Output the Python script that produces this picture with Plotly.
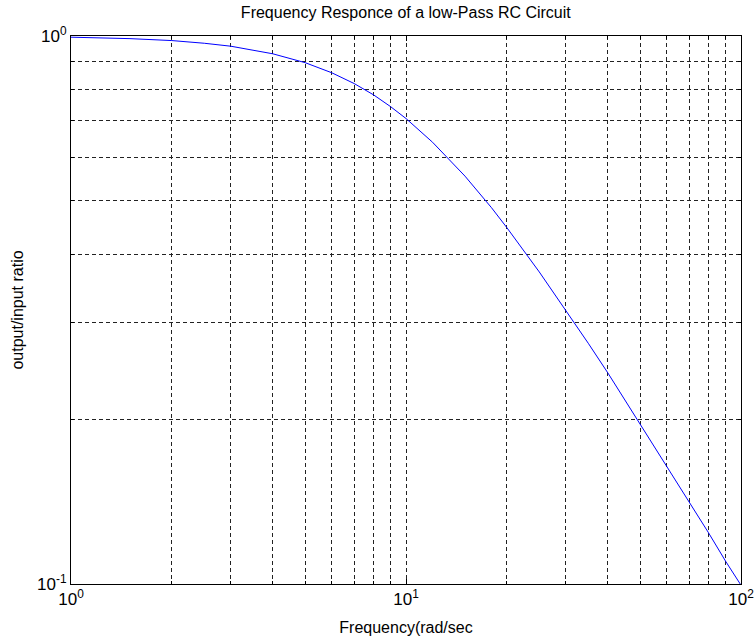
import plotly.graph_objects as go

# Values
freq = [1, 1.5, 2, 2.5, 3, 4, 5, 6, 7, 8, 9, 10, 12, 15, 18, 20, 25, 30, 35, 40, 50, 60, 70, 80, 90, 100]
ratio = [0.995, 0.989, 0.981, 0.970, 0.958, 0.928, 0.894, 0.857, 0.819, 0.781, 0.743, 0.707,
         0.640, 0.555, 0.486, 0.447, 0.371, 0.316, 0.275, 0.243, 0.196, 0.164, 0.141, 0.124, 0.110, 0.0995]

x_major = [1, 10, 100]
x_major_text = ["10<sup>0</sup>", "10<sup>1</sup>", "10<sup>2</sup>"]
x_minor = [2, 3, 4, 5, 6, 7, 8, 9, 20, 30, 40, 50, 60, 70, 80, 90]
y_major = [0.1, 1.0]
y_major_text = ["10<sup>-1</sup>", "10<sup>0</sup>"]
y_minor = [0.2, 0.3, 0.4, 0.5, 0.6, 0.7, 0.8, 0.9]

fig = go.Figure()
fig.add_trace(go.Scatter(x=freq, y=ratio, mode="lines",
                         line=dict(color="#0000ff", width=1), showlegend=False))

lab_font = "Liberation Sans, Arial, sans-serif"
grid_style = dict(showgrid=True, gridcolor="#222222", griddash="4px,3px", gridwidth=1)
axis_common = dict(
    type="log", **grid_style,
    showline=True, linecolor="black", linewidth=1, mirror="ticks",
    ticks="inside", ticklen=5, tickcolor="black", zeroline=False, automargin=False,
    tickfont=dict(family=lab_font, size=17, color="black"),
)
fig.update_layout(
    width=755, height=639,
    margin=dict(l=71, r=14, t=36, b=55),
    paper_bgcolor="white", plot_bgcolor="white",
    font=dict(family=lab_font, size=16, color="black"),
    title=dict(text="Frequency Responce of a low-Pass RC Circuit", x=0.5375, xanchor="center",
               y=0.981, yanchor="middle", font=dict(family=lab_font, size=16, color="black")),
    xaxis=dict(axis_common, range=[0, 2], tickmode="array", tickvals=x_major, ticktext=x_major_text,
               minor=dict(tickmode="array", tickvals=x_minor, ticks="inside", ticklen=3,
                          tickcolor="black", **grid_style),
               title=dict(text="Frequency(rad/sec", standoff=13, font=dict(family=lab_font, size=16))),
    yaxis=dict(axis_common, range=[-1, 0], tickmode="array", tickvals=y_major, ticktext=y_major_text,
               minor=dict(tickmode="array", tickvals=y_minor, ticks="inside", ticklen=3,
                          tickcolor="black", **grid_style),
               title=dict(text="output/input ratio", standoff=9, font=dict(family=lab_font, size=16))),
)
fig.write_html("out.html")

== GIVEN PROBLEM ==
Restate the whole listing above exactly, please, omitting every image.

== RESULT ==
Output the Python script that produces this picture with Plotly.
import plotly.graph_objects as go

# Values
freq = [1, 1.5, 2, 2.5, 3, 4, 5, 6, 7, 8, 9, 10, 12, 15, 18, 20, 25, 30, 35, 40, 50, 60, 70, 80, 90, 100]
ratio = [0.995, 0.989, 0.981, 0.970, 0.958, 0.928, 0.894, 0.857, 0.819, 0.781, 0.743, 0.707,
         0.640, 0.555, 0.486, 0.447, 0.371, 0.316, 0.275, 0.243, 0.196, 0.164, 0.141, 0.124, 0.110, 0.0995]

x_major = [1, 10, 100]
x_major_text = ["10<sup>0</sup>", "10<sup>1</sup>", "10<sup>2</sup>"]
x_minor = [2, 3, 4, 5, 6, 7, 8, 9, 20, 30, 40, 50, 60, 70, 80, 90]
y_major = [0.1, 1.0]
y_major_text = ["10<sup>-1</sup>", "10<sup>0</sup>"]
y_minor = [0.2, 0.3, 0.4, 0.5, 0.6, 0.7, 0.8, 0.9]

fig = go.Figure()
fig.add_trace(go.Scatter(x=freq, y=ratio, mode="lines",
                         line=dict(color="#0000ff", width=1), showlegend=False))

lab_font = "Liberation Sans, Arial, sans-serif"
grid_style = dict(showgrid=True, gridcolor="#222222", griddash="4px,3px", gridwidth=1)
axis_common = dict(
    type="log", **grid_style,
    showline=True, linecolor="black", linewidth=1, mirror="ticks",
    ticks="inside", ticklen=5, tickcolor="black", zeroline=False, automargin=False,
    tickfont=dict(family=lab_font, size=17, color="black"),
)
fig.update_layout(
    width=755, height=639,
    margin=dict(l=71, r=14, t=36, b=55),
    paper_bgcolor="white", plot_bgcolor="white",
    font=dict(family=lab_font, size=16, color="black"),
    title=dict(text="Frequency Responce of a low-Pass RC Circuit", x=0.5375, xanchor="center",
               y=0.981, yanchor="middle", font=dict(family=lab_font, size=16, color="black")),
    xaxis=dict(axis_common, range=[0, 2], tickmode="array", tickvals=x_major, ticktext=x_major_text,
               minor=dict(tickmode="array", tickvals=x_minor, ticks="inside", ticklen=3,
                          tickcolor="black", **grid_style),
               title=dict(text="Frequency(rad/sec", standoff=13, font=dict(family=lab_font, size=16))),
    yaxis=dict(axis_common, range=[-1, 0], tickmode="array", tickvals=y_major, ticktext=y_major_text,
               minor=dict(tickmode="array", tickvals=y_minor, ticks="inside", ticklen=3,
                          tickcolor="black", **grid_style),
               title=dict(text="output/input ratio", standoff=9, font=dict(family=lab_font, size=16))),
)
fig.write_html("out.html")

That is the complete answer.